Терновский предстает мастером душевных состояний персонажей, действующих в различных слоях российского общества. Крестьяне, купцы, знать. В этом богатстве положений, в текстуальной сложности “Тромплевра” – большие возможности, но и риск. Если искать явления европейской культуры, конгениального Терновскому, то на память неожиданно приходят савойские и швейцарские церкви XVII–XVIII веков, ошеломляющие своим барочным интерьером, его непрактичностью и обилием красок, резьбы, лепнины, позолоты. Рядом с суровостью средневековья и функциональностью нового времени он кажется излишне нагруженным. Но привыкающий глаз находит логику в нарядности и любованье деталью, и тогда понимаешь, что здесь воплотилось особое состояние человеческого духа; без этой страницы хроника европейской истории была бы беднее.

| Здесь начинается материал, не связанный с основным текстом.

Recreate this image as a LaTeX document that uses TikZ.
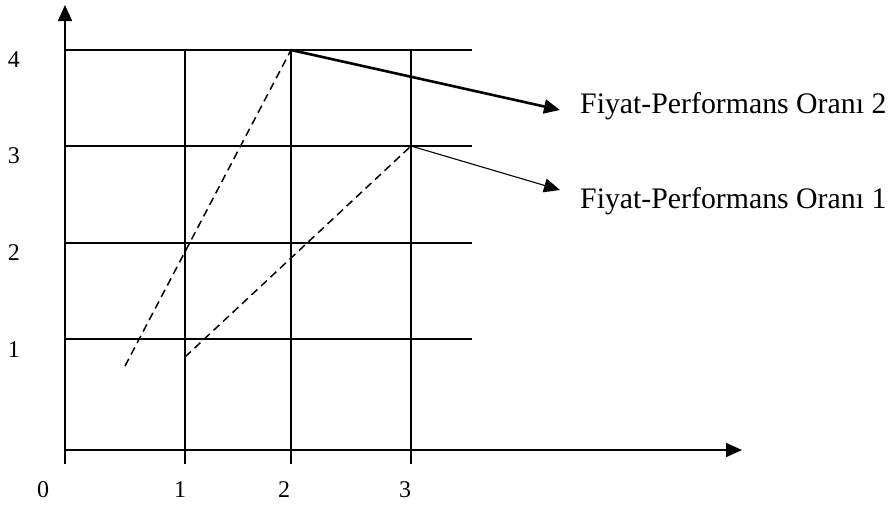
\documentclass[tikz,border=0pt]{standalone}
\usepackage{fontspec}
\setmainfont{Liberation Serif}
\usetikzlibrary{arrows.meta}
\begin{document}
\begin{tikzpicture}[
      x=1pt, y=-1pt,
      gridline/.style={line width=1.4pt},
      axisline/.style={line width=1.6pt, -{Triangle[length=16pt, width=14pt]}},
      trendline/.style={line width=1.5pt, dash pattern=on 8pt off 5pt},
      ticklab/.style={font=\fontsize{24}{28}\selectfont, inner sep=0pt, anchor=base},
      ratiolab/.style={font=\fontsize{29.8}{34}\selectfont, inner sep=0pt, anchor=base west},
      ratioarrow/.style={-{Triangle[length=16pt, width=14pt]}, line width=#1}
    ]
    \useasboundingbox (0,0) rectangle (890,506);
    % Grid
    \foreach \gx in {185,291,411}
      \draw[gridline] (\gx,50) -- (\gx,464);
    \foreach \gy in {50,146,243,339}
      \draw[gridline] (65,\gy) -- (472,\gy);
    % Axes
    \coordinate (ybot) at (65,464);
    \coordinate (ytop) at (65,5);
    \coordinate (xleft) at (65,450);
    \coordinate (xright) at (742,450);
    \draw[axisline] (ybot) -- (ytop);
    \draw[axisline] (xleft) -- (xright);
    % Tick labels
    \foreach \gy/\lab in {67/4,163/3,260/2,357/1}
      \node[ticklab] (ylab\lab) at (14,\gy) {\lab};
    \foreach \gx/\lab in {43/0,180/1,284/2,405/3}
      \node[ticklab] (xlab\lab) at (\gx,497) {\lab};
    % Ratio lines
    \coordinate (p24) at (291,50);
    \coordinate (p33) at (411,146);
    \coordinate (a0) at (125,366);
    \coordinate (b0) at (185,357);
    \draw[trendline] (a0) -- (p24);
    \draw[trendline] (b0) -- (p33);
    % Labels
    \node[ratiolab] (lab2) at (580,113) {Fiyat-Performans Oranı 2};
    \node[ratiolab] (lab1) at (580,208) {Fiyat-Performans Oranı 1};
    \coordinate (tip2) at (560,110);
    \coordinate (tip1) at (560,190);
    \draw[ratioarrow=2.6pt] (p24) -- (tip2);
    \draw[ratioarrow=1.1pt] (p33) -- (tip1);
\end{tikzpicture}
\end{document}
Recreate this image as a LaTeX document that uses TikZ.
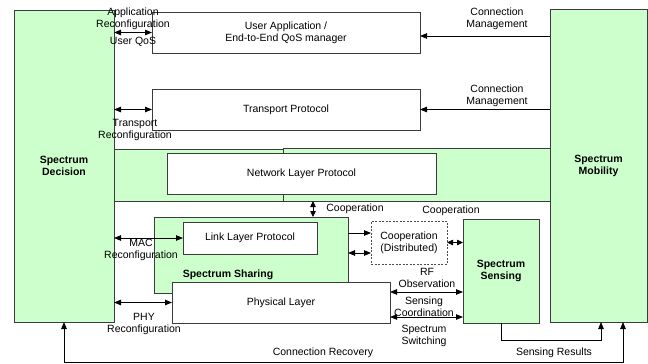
\documentclass[tikz,border=0pt]{standalone}
\usepackage{fontspec}
\setmainfont{Liberation Sans}
\usetikzlibrary{arrows.meta}
\definecolor{specgreen}{RGB}{204,255,204}
\definecolor{edgegray}{RGB}{60,60,60}
\newcommand{\figsize}{\fontsize{10.5pt}{12pt}\selectfont}
\tikzset{
  box/.style={draw=edgegray, line width=0.9pt, fill=white, inner sep=0pt, outer sep=0pt, align=center, font=\figsize},
  greenbox/.style={box, fill=specgreen, font=\figsize\bfseries},
  coopbox/.style={box, draw=black!70, dash pattern=on 2pt off 1.5pt},
  lbl/.style={font=\figsize, align=center, inner sep=0pt},
  boldlbl/.style={font=\figsize\bfseries, inner sep=0pt},
  arr/.style={-{Triangle[length=7pt,width=5.5pt]}, line width=0.8pt},
  darr/.style={{Triangle[length=7pt,width=5.5pt]}-{Triangle[length=7pt,width=5.5pt]}, line width=0.8pt},
  shortdarr/.style={{Triangle[length=6pt,width=5.5pt]}-{Triangle[length=6pt,width=5.5pt]}, line width=0.8pt},
}
\begin{document}
\begin{tikzpicture}[x=1pt, y=-1pt]
  \useasboundingbox (0,0) rectangle (648,364);

  \node[greenbox, minimum width=100pt, minimum height=312pt] (decision) at (64,166) {Spectrum\\Decision};
  \node[greenbox, minimum width=97pt, minimum height=313pt] (mobility) at (598.5,165.5) {Spectrum\\Mobility};
  \node[box, minimum width=268pt, minimum height=41pt] (userapp) at (286,32.5) {User Application /\\End-to-End QoS manager};
  \node[box, minimum width=268pt, minimum height=41pt] (transport) at (286,109.5) {Transport Protocol};
  \node[greenbox, minimum width=169pt, minimum height=52pt] (bandL) at (198.5,175) {};
  \node[greenbox, minimum width=267pt, minimum height=53pt] (bandR) at (416.5,174.5) {};
  \node[box, minimum width=269pt, minimum height=41pt] (network) at (301.5,173.5) {Network Layer Protocol};
  \node[greenbox, minimum width=194pt, minimum height=76pt] (sharing) at (251,255) {};
  \node[boldlbl] (sharingtxt) at (228,275) {Spectrum Sharing};
  \node[box, minimum width=134pt, minimum height=32pt] (link) at (250,238) {Link Layer Protocol};
  \node[box, minimum width=218pt, minimum height=41pt] (physical) at (281,302.5) {Physical Layer};
  \node[coopbox, minimum width=76pt, minimum height=43pt] (coop) at (409,242.5) {Cooperation\\(Distributed)};
  \node[greenbox, minimum width=76pt, minimum height=104pt] (sensing) at (501,271) {Spectrum\\Sensing};

  \node[lbl] (appcfg) at (133,18.5) {Application\\Reconfiguration};
  \node[lbl] (qos) at (133,42) {User QoS};
  \node[lbl] (transcfg) at (135,130) {Transport\\Reconfiguration};
  \node[lbl] (mgmtA) at (497,19) {Connection\\Management};
  \node[lbl] (mgmtB) at (497,95.5) {Connection\\Management};
  \node[lbl] (coopV) at (355,209) {Cooperation};
  \node[lbl] (maccfg) at (141,250) {MAC\\Reconfiguration};
  \node[lbl] (phycfg) at (144,324) {PHY\\Reconfiguration};
  \node[lbl] (coopH) at (451,211) {Cooperation};
  \node[lbl] (rfobs) at (427,278) {RF\\Observation};
  \node[lbl] (senscoord) at (424,307) {Sensing\\Coordination};
  \node[lbl] (specsw) at (424,335.5) {Spectrum\\Switching};
  \node[lbl] (recovery) at (323,353) {Connection Recovery};
  \node[lbl] (results) at (554,353) {Sensing Results};

  \draw[darr] (decision.east |- userapp.west) -- (userapp.west);
  \draw[darr] (decision.east |- transport.west) -- (transport.west);
  \draw[arr] ([yshift=-3.5pt]mobility.west |- userapp.east) -- ([yshift=-3.5pt]userapp.east);
  \draw[arr] (mobility.west |- transport.east) -- (transport.east);
  \draw[shortdarr] ([xshift=62pt]sharing.north) -- ([xshift=62pt]sharing.north |- bandR.south);
  \draw[darr] (decision.east |- link.west) -- (link.west);
  \draw[darr] (decision.east |- physical.west) -- (physical.west);
  \draw[arr] ([yshift=9.5pt]coop.west -| sharing.east) -- ([yshift=9.5pt]coop.west);
  \draw[darr] ([yshift=-10.5pt]coop.west -| sharing.east) -- ([yshift=-10.5pt]coop.west);
  \draw[shortdarr] (coop.east) -- (sensing.west |- coop.east);
  \draw[darr] ([yshift=10.5pt]physical.east) -- ([yshift=10.5pt]physical.east -| sensing.west);
  \draw[darr] ([yshift=-14.5pt]physical.east) -- ([yshift=-14.5pt]physical.east -| sensing.west);
  \draw[arr] (sensing.south) -- ++(0,17) -| ([xshift=2.5pt]mobility.south);
  \draw[darr] (decision.south) -- ++(0,40.5) -| ([xshift=24.5pt]mobility.south);
\end{tikzpicture}
\end{document}
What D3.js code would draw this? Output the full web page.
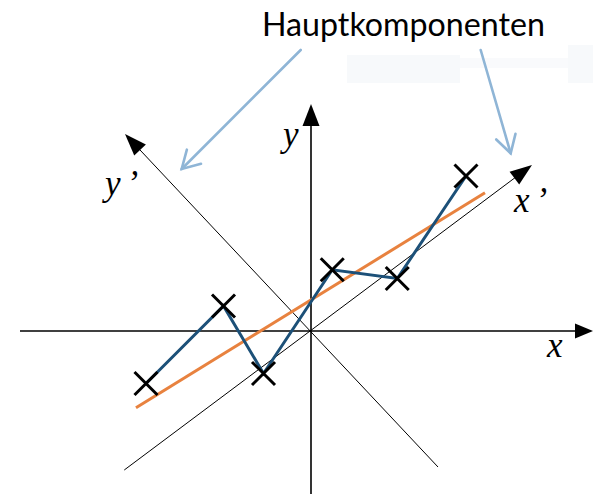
<!DOCTYPE html>
<html><head><meta charset="utf-8">
<script src="https://cdn.jsdelivr.net/npm/d3@7"></script>
<style>html,body{margin:0;padding:0;background:#fff;overflow:hidden}</style>
</head><body><svg id="c" width="593" height="494"></svg>
<script>
// Data (units: coordinate system with origin at axes crossing)
const pointsX = [-6.6, -3.5, -1.9, 0.85, 3.45, 6.2];
const pointsY = [-2.1, 1.0, -1.7, 2.45, 2.1, 6.2];
const fitLineX = [-7.0, 6.96];
const fitLineY = [-3.07, 5.53];
const axisX = {x: [-11.64, 11.28], y: [0, 0], label: "x"};
const axisY = {x: [0, 0], y: [-6.52, 9.08], label: "y"};
const axisXp = {x: [-7.47, 8.84], y: [-5.56, 6.64], label: "x\u2019"};
const axisYp = {x: [5.08, -7.44], y: [-5.44, 7.88], label: "y\u2019"};
const title = "Hauptkomponenten";

const svg = d3.select("#c");
const W = 593, H = 494;
const sx = d3.scaleLinear().domain([-12.44, 11.28]).range([0, W]);
const sy = d3.scaleLinear().domain([13.24, -6.52]).range([0, H]);

// faint background artifacts
const bg = svg.append("g");
bg.append("rect").attr("x",347).attr("y",55).attr("width",113).attr("height",28).attr("fill","#f7f9fb");
bg.append("rect").attr("x",460).attr("y",58).attr("width",108).attr("height",10).attr("fill","#f9fafc");
bg.append("rect").attr("x",568).attr("y",45).attr("width",25).attr("height",38).attr("fill","#f7f9fb");

function arrowHead(g, x1, y1, x2, y2, len, hw, fill) {
  const dx = x2 - x1, dy = y2 - y1, L = Math.hypot(dx, dy);
  const ux = dx / L, uy = dy / L;
  const bx = x2 - ux * len, by = y2 - uy * len;
  g.append("path")
    .attr("d", `M${x2},${y2}L${bx - uy * hw},${by + ux * hw}L${bx + uy * hw},${by - ux * hw}Z`)
    .attr("fill", fill);
}

function drawAxis(a, sw, len, hw) {
  const x1 = sx(a.x[0]), y1 = sy(a.y[0]), x2 = sx(a.x[1]), y2 = sy(a.y[1]);
  const g = svg.append("g");
  const dx = x2 - x1, dy = y2 - y1, L = Math.hypot(dx, dy);
  g.append("line").attr("x1", x1).attr("y1", y1)
    .attr("x2", x2 - dx / L * len * 0.8).attr("y2", y2 - dy / L * len * 0.8)
    .attr("stroke", "#000").attr("stroke-width", sw);
  arrowHead(g, x1, y1, x2, y2, len, hw, "#000");
}
drawAxis(axisX, 1.6, 18, 7.5);
drawAxis(axisY, 1.6, 22, 8.5);
drawAxis(axisXp, 1, 22, 8);
drawAxis(axisYp, 1, 22, 8);

// axis labels
const lab = svg.append("g").attr("font-family", "'Liberation Serif','Times New Roman',serif")
  .attr("font-style", "italic").attr("font-size", 35).attr("fill", "#000");
lab.append("text").attr("x", 547).attr("y", 357).text(axisX.label);
lab.append("text").attr("x", 283).attr("y", 146).text(axisY.label);
lab.append("text").attr("x", 514).attr("y", 212).attr("letter-spacing", 6).text(axisXp.label);
lab.append("text").attr("x", 105).attr("y", 195).attr("letter-spacing", 6).text(axisYp.label);

// fit line (orange)
svg.append("line")
  .attr("x1", sx(fitLineX[0])).attr("y1", sy(fitLineY[0]))
  .attr("x2", sx(fitLineX[1])).attr("y2", sy(fitLineY[1]))
  .attr("stroke", "#e8823f").attr("stroke-width", 3);

// data polyline (dark blue)
const pts = pointsX.map((x, i) => [x, pointsY[i]]);
svg.append("path")
  .attr("d", d3.line().x(d => sx(d[0])).y(d => sy(d[1]))(pts))
  .attr("fill", "none").attr("stroke", "#1c5078").attr("stroke-width", 3)
  .attr("stroke-linejoin", "miter");

// crosses
const cs = 11.5;
svg.append("g").selectAll("path").data(pts).join("path")
  .attr("d", d => {
    const x = sx(d[0]), y = sy(d[1]);
    return `M${x - cs},${y - cs}L${x + cs},${y + cs}M${x - cs},${y + cs}L${x + cs},${y - cs}`;
  })
  .attr("stroke", "#000").attr("stroke-width", 3).attr("fill", "none");

// title
svg.append("text").attr("x", 262).attr("y", 36)
  .attr("font-family", "Lato, 'Open Sans', sans-serif").attr("font-size", 32)
  .attr("textLength", 283).attr("lengthAdjust", "spacingAndGlyphs")
  .attr("fill", "#000").text(title);

// annotation arrows (light blue, open heads)
const ann = [[300.7, 50, 181.7, 169], [480.7, 50, 510.7, 153.3]];
const ag = svg.append("g").attr("stroke", "#8fb5d6").attr("stroke-width", 2.6)
  .attr("fill", "none").attr("stroke-linecap", "round");
ann.forEach(([x1, y1, x2, y2]) => {
  ag.append("line").attr("x1", x1).attr("y1", y1).attr("x2", x2).attr("y2", y2);
  const ang = Math.atan2(y1 - y2, x1 - x2), a = Math.PI / 6, l = 20;
  ag.append("path").attr("d",
    `M${x2 + l * Math.cos(ang - a)},${y2 + l * Math.sin(ang - a)}L${x2},${y2}L${x2 + l * Math.cos(ang + a)},${y2 + l * Math.sin(ang + a)}`);
});
</script></body></html>
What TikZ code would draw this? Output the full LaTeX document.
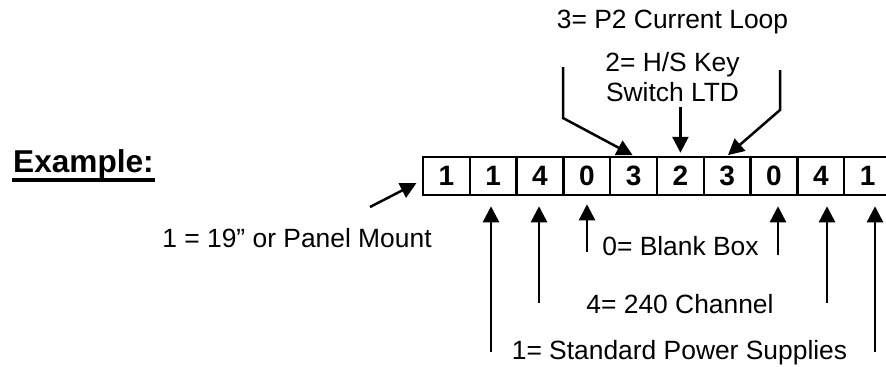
\documentclass[tikz,border=0pt]{standalone}
\usepackage{fontspec}
\setmainfont{Liberation Sans}
\usetikzlibrary{arrows,%
                arrows.meta}

\begin{document}
\begin{tikzpicture}[x=0.5pt, y=-0.5pt, line width=1.25pt]
    \tikzstyle{Cell}=[draw, minimum width=23.4pt, minimum height=19pt, inner sep=0pt, font=\fontsize{14}{16}\selectfont\bfseries]
    \tikzstyle{Label}=[inner sep=0pt, anchor=base, font=\fontsize{13.2}{15}\selectfont]
    \tikzstyle{post}=[-{Triangle[width=8pt,length=8pt]}]
    \useasboundingbox (0,0) rectangle (886,366);
    \node[anchor=base west, inner sep=0pt, font=\fontsize{15.8}{18}\selectfont\bfseries] (ex) at (12,172) {Example:};
    \draw[line width=2pt] (ex.south west) -- (ex.south east);
    \node[Cell] (c1) at (446.4,176) {1};
    \node[Cell] (c2) at (493.2,176) {1};
    \node[Cell] (c3) at (540.0,176) {4};
    \node[Cell] (c4) at (586.8,176) {0};
    \node[Cell] (c5) at (633.6,176) {3};
    \node[Cell] (c6) at (680.4,176) {2};
    \node[Cell] (c7) at (727.2,176) {3};
    \node[Cell] (c8) at (774.0,176) {0};
    \node[Cell] (c9) at (820.8,176) {4};
    \node[Cell] (c10) at (867.6,176) {1};
    \node[Label] (mount) at (297,247) {1 = 19” or Panel Mount};
    \node[Label] (loop) at (672.5,28) {3= P2 Current Loop};
    \node[Label, align=center] (key) at (672.5,101) {2= H/S Key\\Switch LTD};
    \node[Label] (blank) at (680.5,255) {0= Blank Box};
    \node[Label] (chan) at (680,313) {4= 240 Channel};
    \node[Label] (power) at (679.5,359) {1= Standard Power Supplies};
    \coordinate (q1) at (370,207);
    \coordinate (q5) at (563,67);
    \coordinate (k5) at (563,118);
    \coordinate (q6) at (680.4,107);
    \coordinate (q7) at (780,70);
    \coordinate (k7) at (780,110);
    \coordinate (p2) at (491,352);
    \coordinate (p3) at (539,303);
    \coordinate (p4) at (587,252);
    \coordinate (p8) at (778,255);
    \coordinate (p9) at (827,303);
    \coordinate (p10) at (875,352);
    \draw[post, shorten >=3pt] (q1) -- (c1.190);
    \draw[post, shorten >=0.5pt] (q5) -- (k5) -- (c5.north);
    \draw[post, shorten >=1.5pt] (q6) -- (c6);
    \draw[post, shorten >=0.5pt] (q7) -- (k7) -- (c7.north);
    \draw[post, shorten >=5pt] (p2) -- (p2 |- c2.south);
    \draw[post, shorten >=5pt] (p3) -- (p3 |- c3.south);
    \draw[post, shorten >=4pt] (p4) -- (p4 |- c4.south);
    \draw[post, shorten >=5pt] (p8) -- (p8 |- c8.south);
    \draw[post, shorten >=5pt] (p9) -- (p9 |- c9.south);
    \draw[post, shorten >=5pt] (p10) -- (p10 |- c10.south);
\end{tikzpicture}
\end{document}
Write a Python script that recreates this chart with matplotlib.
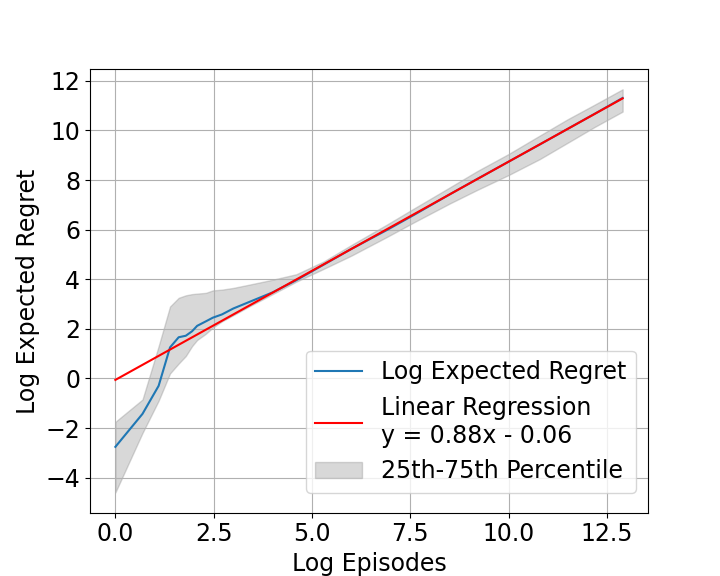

Стиль Терновского изыскан и метафоричен, его словарь определенно богаче нынешнего языка французской прозы, стремящегося к газетно-компьютерному упрощению и бравурной подростковости. Эта особенность, характерная и для русских вещей писателя, позволяет говорить о барочности его стиля. Кроме прямой задачи – красочности и зримости изображения, нарочитый метафоризм Терновского участвует в важном деле регулирования литературного времени, “скорости” развертывания текста в чтении.